July 8 (Bloomberg) -- Italian banks, including UniCredit SpA and Intesa Sanpaolo SpA, tumbled in Milan as the contagion from Europe’s debt crisis threatened to spread to the region’s third-biggest economy.
Responding to the market turbulence, Bank of Italy Governor Mario Draghi said he’s certain the country’s lenders will pass European stress tests by a “significant” margin. The austerity measures approved by the government led by Prime Minister Silvio Berlusconi make balancing the country’s budget in 2014 a “realistic” goal, he said in a statement.
UniCredit, Italy’s biggest bank, dropped 7.8 percent to 1.23 euros, the lowest level since April 2009, giving the bank a market value of 23.8 billion euros ($34 billion). Intesa, the country’s No. 2 lender, lost 4.6 percent to 1.65 euros. The FTSE Italia All-Share Banks Index declined 6 percent to the lowest level since March 2009.

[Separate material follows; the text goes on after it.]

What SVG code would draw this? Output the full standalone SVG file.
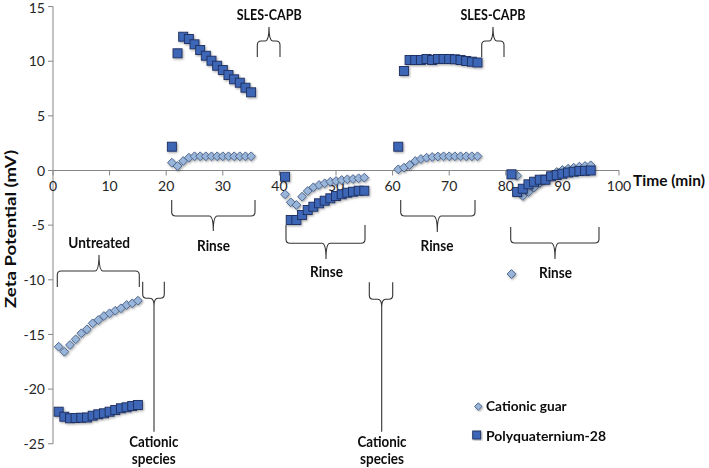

“Italian banks are unlikely to de-couple from sovereign,” Bank of America Corp analysts said in a note today. Italian bonds dropped for the fifth day, driving 10-year yields to a nine-year high. The extra yield investors demand to hold the securities instead of benchmark German bunds rose to the highest since before the euro was introduced in 1999.
Results of the second round of European stress tests will be released July 15, the European Banking Association said today. Banks that fail this year’s tests may need to present plans for making up their capital shortfall by the end of September, according to an internal EU document.
Intesa, Monte dei Paschi di Siena SpA, Unione di Banche Italiane ScpA and Banco Popolare SC have asked investors for a total of 10.5 billion euros this year to strengthen capital before the stress evaluations. UniCredit, which has raised 7 billion euros in the last three years through two securities’ sales, said it will meet stricter rules through organic growth.
“Italian banks have underperformed the European sector by 6 percent in the last month,” analysts at UBS AG wrote in a report today. “We continue to favor large banks which can leverage on strong capital positions,” they said.
Credit growth in Italy has been expanding at an annual rate of 6 percent to 7 percent, “which is the highest in Europe,” Draghi told reporters in Aix-en-Provence, France.
Monte Paschi, which will end its share sale today, fell 3 percent to 51.6 cents. UBI declined 5.8 percent to 3.58 euros and Banco Popolare slumped 6.5 percent to 1.42 euros.